HILLSVILLE  — One member of the late Harbert Edwards family admits to some sadness when he thinks about the old farm being turned over to the state to become part of U.S. 58 in Hillsville, but looking back they can see it as a selfless act to benefit the community.
Grandchildren and other family members turned out last Friday to remember Edwards’ forward thinking as local officials and Virginia Department of Transportation representatives dedicated a bridge over Little Reed Island Creek in his name.


U.S. 58 eventually became a superhighway that links the state from Mount Rogers to the coast at Virginia Beach via Hillsville.
Carroll Supervisor Bob Martin, speaking for local officials, noted that continuing improvement to 58 in Laurel Fork and Patrick County are  "going to make a tremendous benefit for Carroll County and everyone traveling the road."
Edwards, born in May 1873, donated 500 acres of his farm on the west side of Hillsville, which laid the groundwork for the major highway, the supervisor said.
“This land donation provided a means to travel an improved road as opposed to the Old Galax Pike,” the resolution said. And Edwards, “prior to his death on May 11, 1943, exhibited considerable respect for others by giving land that he worked very hard to acquire and sacrificed for the betterment of the county, its citizens and other motorists using Route 58.”
His descendants gave more land as later opportunities to improve 58 arose.
The idea to name the bridge in honor of Edwards arose when Carroll officials worked with his family members on the route for the recently installed natural gas line.
Edwards grandson Roger Webb spoke for the family, noting that Edwards, who was born in Carroll, travelled out west as a young man to work on farms in Oregon and Missouri, eventually returning home.

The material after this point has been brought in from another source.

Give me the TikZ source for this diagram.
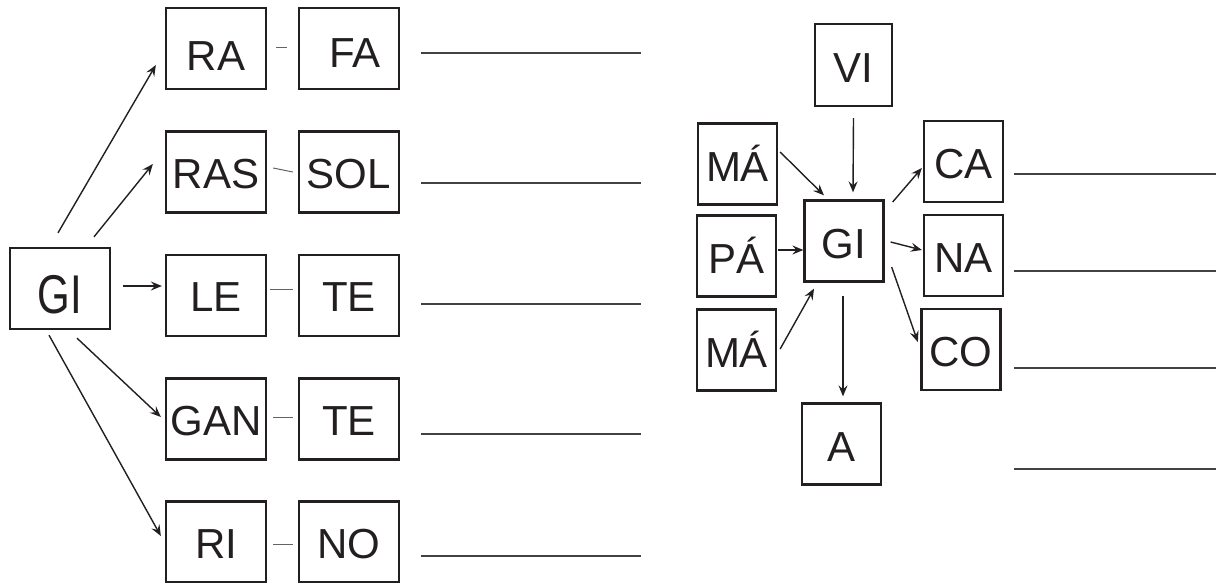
\documentclass[tikz,border=0pt]{standalone}
\usepackage{fontspec}
\setmainfont{Liberation Sans}
\usetikzlibrary{arrows.meta}
\definecolor{ink}{HTML}{231F20}
\tikzset{
  bx/.style={draw=ink, line width=2.3pt, inner sep=0pt, minimum width=100pt, minimum height=81pt,
    text height=32pt, text depth=0pt, font=\fontsize{42pt}{42pt}\selectfont, text=ink},
  sbx/.style={bx, minimum width=79pt, minimum height=81pt, text height=34pt},
  arr/.style={draw=ink, line width=1.4pt, -{Stealth[length=11pt,width=9pt,inset=4pt]}},
  dsh/.style={draw=ink!70, line width=1pt},
  blank/.style={draw=ink!85, line width=1.8pt}
}
\begin{document}
\begin{tikzpicture}[x=1pt,y=-1pt]
\useasboundingbox (0,0) rectangle (1216,582);
% left cluster
\node[bx, text height=49pt] (giL) at (60,288.5) {\scalebox{1}[1.3]{GI}};
\node[bx, text height=43pt] (ra) at (216,48.5) {RA};
\node[bx, text height=37pt] (fa) at (349,48.5) {\hspace{12pt}FA};
\node[bx] (ras) at (216,172) {RAS};
\node[bx] (sol) at (349,172) {SOL};
\node[bx] (le) at (216,295.5) {LE};
\node[bx] (te1) at (349,295.5) {TE};
\node[bx] (gan) at (216,419) {GAN};
\node[bx] (te2) at (349,419) {TE};
\node[bx] (ri) at (216,542) {RI};
\node[bx] (no) at (349,542) {NO};
% dashes
\draw[dsh] ([xshift=9pt,yshift=1.5pt]ra.east) -- ([xshift=-11pt,yshift=1.5pt]fa.west);
\draw[dsh] ([xshift=6pt,yshift=4pt]ras.east) -- ([xshift=-5pt]sol.west);
\draw[dsh] ([xshift=3pt,yshift=6.5pt]le.east) -- ([xshift=-5pt,yshift=6.5pt]te1.west);
\draw[dsh] ([xshift=6pt,yshift=2pt]gan.east) -- ([xshift=-5pt,yshift=2pt]te2.west);
\draw[dsh] ([xshift=6pt,yshift=-2pt]ri.east) -- ([xshift=-5pt,yshift=-2pt]no.west);
% left arrows
\draw[arr] ([xshift=-2pt,yshift=14pt]giL.north) -- ([xshift=-9pt,yshift=-16.5pt]ra.west);
\draw[arr] ([xshift=34pt,yshift=10pt]giL.north) -- ([xshift=-12pt,yshift=8pt]ras.west);
\draw[arr] ([xshift=12pt,yshift=2.5pt]giL.east) -- ([xshift=-3pt,yshift=9.5pt]le.west);
\draw[arr] ([xshift=17pt,yshift=-8pt]giL.south) -- ([xshift=-4pt,yshift=2pt]gan.west);
\draw[arr] ([xshift=-11pt,yshift=-5pt]giL.south) -- ([xshift=-4pt,yshift=6pt]ri.west);
% left blanks
\coordinate (l1a) at (421,53);  \coordinate (l1b) at (641,53);
\coordinate (l2a) at (421,183); \coordinate (l2b) at (641,183);
\coordinate (l3a) at (421,304); \coordinate (l3b) at (641,304);
\coordinate (l4a) at (421,434); \coordinate (l4b) at (641,434);
\coordinate (l5a) at (421,556); \coordinate (l5b) at (641,556);
\draw[blank] (l1a) -- (l1b);
\draw[blank] (l2a) -- (l2b);
\draw[blank] (l3a) -- (l3b);
\draw[blank] (l4a) -- (l4b);
\draw[blank] (l5a) -- (l5b);
% right cluster
\node[sbx, minimum width=77pt, minimum height=82pt] (vi) at (853.5,65) {VI};
\node[sbx] (ma1) at (737.5,164) {MÁ};
\node[sbx] (pa) at (736.5,256) {PÁ};
\node[sbx] (ma2) at (736.5,350) {MÁ};
\node[sbx] (gi2) at (844,241) {GI};
\node[sbx] (ca) at (963.5,161.5) {CA};
\node[sbx] (na) at (963.5,255.5) {NA};
\node[sbx] (co) at (961,349.5) {CO};
\node[sbx] (a) at (841.5,444) {A};
% right arrows
\draw[arr] ([yshift=-11pt]vi.south) -- ([xshift=9pt,yshift=7pt]gi2.north);
\draw[arr] ([xshift=2pt,yshift=12pt]ma1.east) -- ([xshift=-20pt,yshift=4pt]gi2.north);
\draw[arr] ([xshift=1pt,yshift=6pt]pa.east) -- ([yshift=-9pt]gi2.west);
\draw[arr] ([xshift=3pt,yshift=1pt]ma2.east) -- ([xshift=-30pt,yshift=-6pt]gi2.south);
\draw[arr] ([xshift=-1pt,yshift=-13pt]gi2.south) -- ([xshift=1.5pt,yshift=6pt]a.north);
\draw[arr] ([xshift=8pt,yshift=39pt]gi2.east) -- ([xshift=-1pt,yshift=-6.5pt]ca.west);
\draw[arr] ([xshift=6pt,yshift=-1pt]gi2.east) -- ([xshift=-1pt,yshift=5.5pt]na.west);
\draw[arr] ([xshift=7pt,yshift=-26pt]gi2.east) -- ([xshift=-2.5pt,yshift=7.5pt]co.west);
% right blanks
\coordinate (r1a) at (1014,174); \coordinate (r1b) at (1216,174);
\coordinate (r2a) at (1014,271); \coordinate (r2b) at (1216,271);
\coordinate (r3a) at (1014,368); \coordinate (r3b) at (1216,368);
\coordinate (r4a) at (1014,469); \coordinate (r4b) at (1216,469);
\draw[blank] (r1a) -- (r1b);
\draw[blank] (r2a) -- (r2b);
\draw[blank] (r3a) -- (r3b);
\draw[blank] (r4a) -- (r4b);
\end{tikzpicture}
\end{document}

U.S. 58, including the bridge and the bypass, stand on land that Edwards decided to split off from his farm for the road.
“This required an appreciable sacrifice on his part, but he had the foresight to recognize that everyone, including himself, would benefit from the construction of that road,” Webb noted.
More pieces of the Edwards farm have given way to expansions of U.S. 58, which made for mixed emotions for Webb.
“I am sad when I remember the farm as it was when I was a little boy, or when I see a road in the middle of what was once the home of my aunt and my grandmother,” he said. “On the other hand, when I see the road today, I see growth, and progress and hope for prosperity into the future, and I’m left with a feeling of satisfaction because I see how that land is being used for something that will continue to benefit everyone in the community.”
When Webb reflects on how important U.S. 58 is to the people of Carroll and Grayson counties, he believes dedicating the bridge to his grandfather is a fitting way to remember him.
The bridge dedication is “something his grandchildren and great-grandchildren can look at with pride and satisfaction,” Webb said.
Martin unveiled a sign with Edwards’ name and presented the resolutions from the local boards to members of the family.
Carroll’s supervisors, as well as Hillsville officials, agreed to pay the costs of placing the memorial markers on the bridge, the resolution says.